[WORK TO DO] Repeat every record below exactly, but leave out any pictures.

┏━━

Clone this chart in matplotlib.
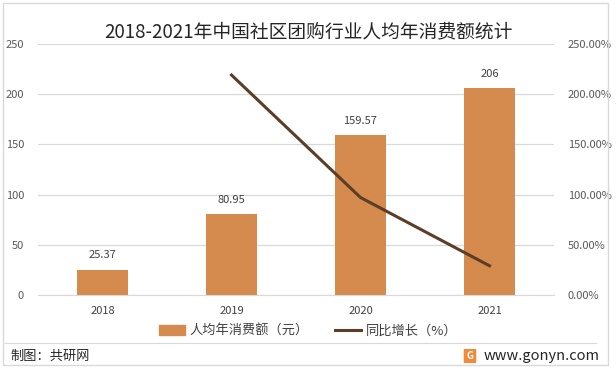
import matplotlib
matplotlib.use("Agg")
import matplotlib.pyplot as plt
from matplotlib.patches import Rectangle, FancyBboxPatch
from matplotlib.lines import Line2D
from matplotlib.ticker import FuncFormatter, MultipleLocator

plt.rcParams['font.family'] = ['Noto Sans CJK SC', 'DejaVu Sans']

years = ["2018", "2019", "2020", "2021"]
spend = [25.37, 80.95, 159.57, 206]
growth_years = ["2019", "2020", "2021"]
growth = [219.08, 97.12, 29.10]

title = "2018-2021年中国社区团购行业人均年消费额统计"
bar_color = "#D48B4D"
line_color = "#5C3D27"
tick_color = "#595959"

W, H = 616, 372
fig = plt.figure(figsize=(W / 100, H / 100), dpi=100)
fig.patch.set_facecolor("white")

def fx(px):
    return px / W

def fy(py):
    return 1 - py / H

ax = fig.add_axes([fx(38), fy(295), fx(554) - fx(38), fy(44) - fy(295)])
x = list(range(len(years)))
ax.bar(x, spend, width=0.4, color=bar_color, zorder=2)
ax.set_xlim(-0.5, 3.5)
ax.set_ylim(0, 250)
ax.yaxis.set_major_locator(MultipleLocator(50))
ax.grid(axis="y", color="#D9D9D9", linewidth=0.9, zorder=0)
for s in ax.spines.values():
    s.set_visible(False)
ax.spines["bottom"].set_visible(True)
ax.spines["bottom"].set_color("#D9D9D9")
ax.tick_params(axis="both", length=0, labelsize=8, colors=tick_color)
ax.tick_params(axis="y", pad=10)
ax.tick_params(axis="x", pad=8)
ax.set_xticks(x)
ax.set_xticklabels(years, color="#404040")
ax.yaxis.set_major_formatter(FuncFormatter(lambda v, p: f"{int(v)}"))
for xi, v in zip(x, spend):
    ax.text(xi, v + 9, f"{v:g}", ha="center", va="bottom", fontsize=8, color="#404040")

ax2 = ax.twinx()
ax2.set_ylim(0, 250)
ax2.yaxis.set_major_locator(MultipleLocator(50))
gx = [years.index(y) for y in growth_years]
ax2.plot(gx, growth, color=line_color, linewidth=2.2, zorder=3)
for s in ax2.spines.values():
    s.set_visible(False)
ax2.tick_params(axis="y", length=0, labelsize=8, colors=tick_color, pad=10)
ax2.yaxis.set_major_formatter(FuncFormatter(lambda v, p: f"{v:.2f}%"))

fig.text(0.5, fy(32), title, ha="center", va="center", fontsize=13.5, color="#262626")

handles = [Rectangle((0, 0), 1, 1, color=bar_color),
           Line2D([0], [0], color=line_color, linewidth=2.2)]
fig.legend(handles, ["人均年消费额（元）", "同比增长（%）"], loc="center",
           bbox_to_anchor=(0.5, fy(331)), ncol=2, frameon=False, fontsize=9.5,
           handlelength=2.0, handleheight=0.8, columnspacing=2.0, handletextpad=0.3,
           labelcolor="#404040")

fig.add_artist(Line2D([fx(5), fx(596)], [fy(343), fy(343)], color="#D9D9D9", linewidth=0.8))
fig.text(fx(10), fy(356), "制图：共研网", ha="left", va="center", fontsize=9.5, color="#262626")
fig.text(fx(484), fy(356), "www.gonyn.com", ha="left", va="center", fontsize=10.5, color="#262626")
fig.add_artist(FancyBboxPatch((fx(465), fy(362)), fx(10), fy(350) - fy(362),
                              boxstyle="round,pad=0.001", color="#F08A3C"))
fig.text(fx(470), fy(356), "G", ha="center", va="center", fontsize=7, color="white",
         fontweight="bold")
fig.add_artist(Rectangle((fx(3), fy(365)), fx(608) - fx(3), fy(3) - fy(365),
                         fill=False, edgecolor="#D9D9D9", linewidth=1))

fig.savefig("out.png", dpi=100)
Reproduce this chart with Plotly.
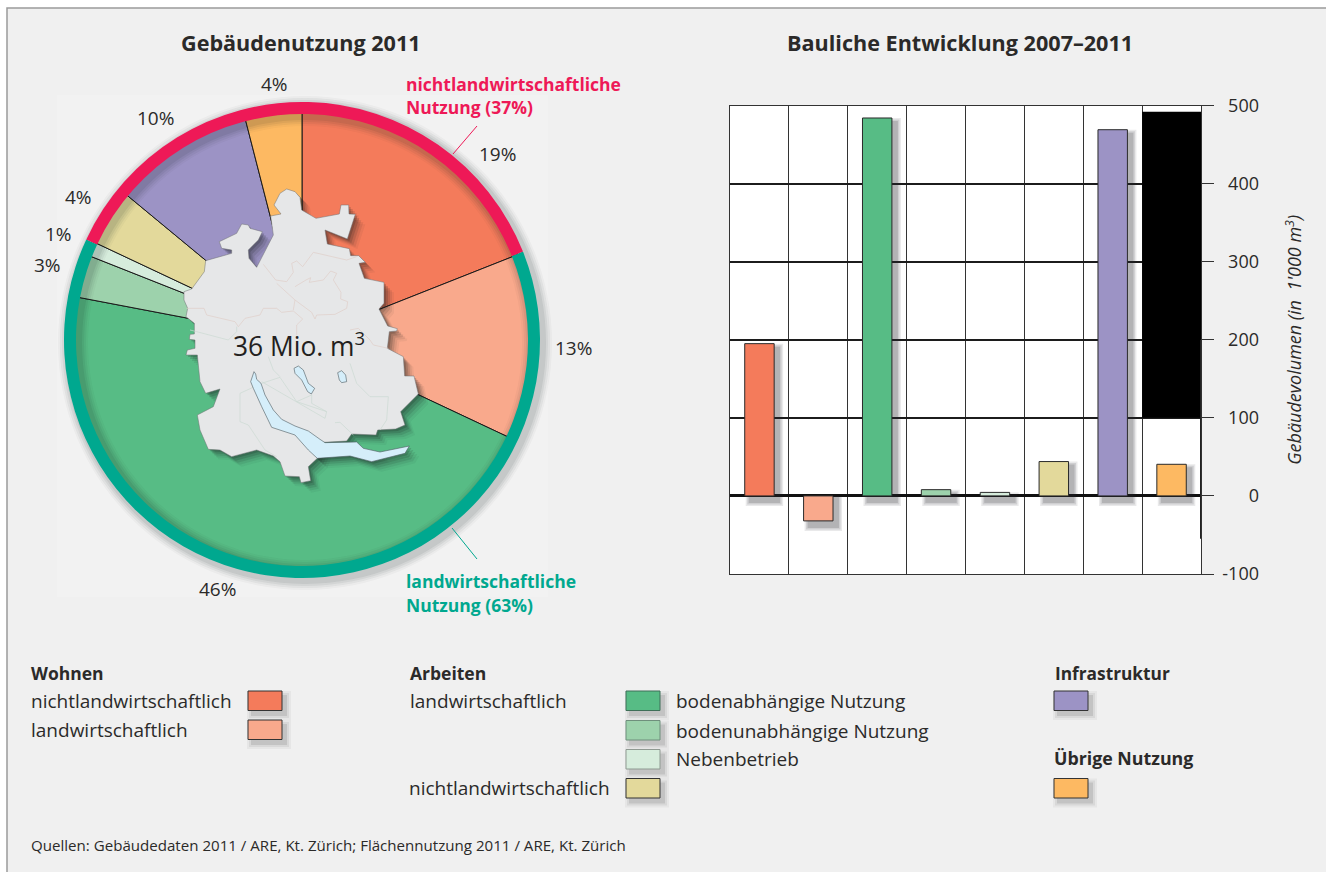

┗━━

[FULL ANSWER]
Clone this chart in matplotlib.
import matplotlib
matplotlib.use("Agg")
import matplotlib.pyplot as plt
from matplotlib.patches import Rectangle, FancyBboxPatch
from matplotlib.lines import Line2D
from matplotlib.ticker import FuncFormatter, MultipleLocator

plt.rcParams['font.family'] = ['Noto Sans CJK SC', 'DejaVu Sans']

years = ["2018", "2019", "2020", "2021"]
spend = [25.37, 80.95, 159.57, 206]
growth_years = ["2019", "2020", "2021"]
growth = [219.08, 97.12, 29.10]

title = "2018-2021年中国社区团购行业人均年消费额统计"
bar_color = "#D48B4D"
line_color = "#5C3D27"
tick_color = "#595959"

W, H = 616, 372
fig = plt.figure(figsize=(W / 100, H / 100), dpi=100)
fig.patch.set_facecolor("white")

def fx(px):
    return px / W

def fy(py):
    return 1 - py / H

ax = fig.add_axes([fx(38), fy(295), fx(554) - fx(38), fy(44) - fy(295)])
x = list(range(len(years)))
ax.bar(x, spend, width=0.4, color=bar_color, zorder=2)
ax.set_xlim(-0.5, 3.5)
ax.set_ylim(0, 250)
ax.yaxis.set_major_locator(MultipleLocator(50))
ax.grid(axis="y", color="#D9D9D9", linewidth=0.9, zorder=0)
for s in ax.spines.values():
    s.set_visible(False)
ax.spines["bottom"].set_visible(True)
ax.spines["bottom"].set_color("#D9D9D9")
ax.tick_params(axis="both", length=0, labelsize=8, colors=tick_color)
ax.tick_params(axis="y", pad=10)
ax.tick_params(axis="x", pad=8)
ax.set_xticks(x)
ax.set_xticklabels(years, color="#404040")
ax.yaxis.set_major_formatter(FuncFormatter(lambda v, p: f"{int(v)}"))
for xi, v in zip(x, spend):
    ax.text(xi, v + 9, f"{v:g}", ha="center", va="bottom", fontsize=8, color="#404040")

ax2 = ax.twinx()
ax2.set_ylim(0, 250)
ax2.yaxis.set_major_locator(MultipleLocator(50))
gx = [years.index(y) for y in growth_years]
ax2.plot(gx, growth, color=line_color, linewidth=2.2, zorder=3)
for s in ax2.spines.values():
    s.set_visible(False)
ax2.tick_params(axis="y", length=0, labelsize=8, colors=tick_color, pad=10)
ax2.yaxis.set_major_formatter(FuncFormatter(lambda v, p: f"{v:.2f}%"))

fig.text(0.5, fy(32), title, ha="center", va="center", fontsize=13.5, color="#262626")

handles = [Rectangle((0, 0), 1, 1, color=bar_color),
           Line2D([0], [0], color=line_color, linewidth=2.2)]
fig.legend(handles, ["人均年消费额（元）", "同比增长（%）"], loc="center",
           bbox_to_anchor=(0.5, fy(331)), ncol=2, frameon=False, fontsize=9.5,
           handlelength=2.0, handleheight=0.8, columnspacing=2.0, handletextpad=0.3,
           labelcolor="#404040")

fig.add_artist(Line2D([fx(5), fx(596)], [fy(343), fy(343)], color="#D9D9D9", linewidth=0.8))
fig.text(fx(10), fy(356), "制图：共研网", ha="left", va="center", fontsize=9.5, color="#262626")
fig.text(fx(484), fy(356), "www.gonyn.com", ha="left", va="center", fontsize=10.5, color="#262626")
fig.add_artist(FancyBboxPatch((fx(465), fy(362)), fx(10), fy(350) - fy(362),
                              boxstyle="round,pad=0.001", color="#F08A3C"))
fig.text(fx(470), fy(356), "G", ha="center", va="center", fontsize=7, color="white",
         fontweight="bold")
fig.add_artist(Rectangle((fx(3), fy(365)), fx(608) - fx(3), fy(3) - fy(365),
                         fill=False, edgecolor="#D9D9D9", linewidth=1))

fig.savefig("out.png", dpi=100)
Reproduce this chart with Plotly.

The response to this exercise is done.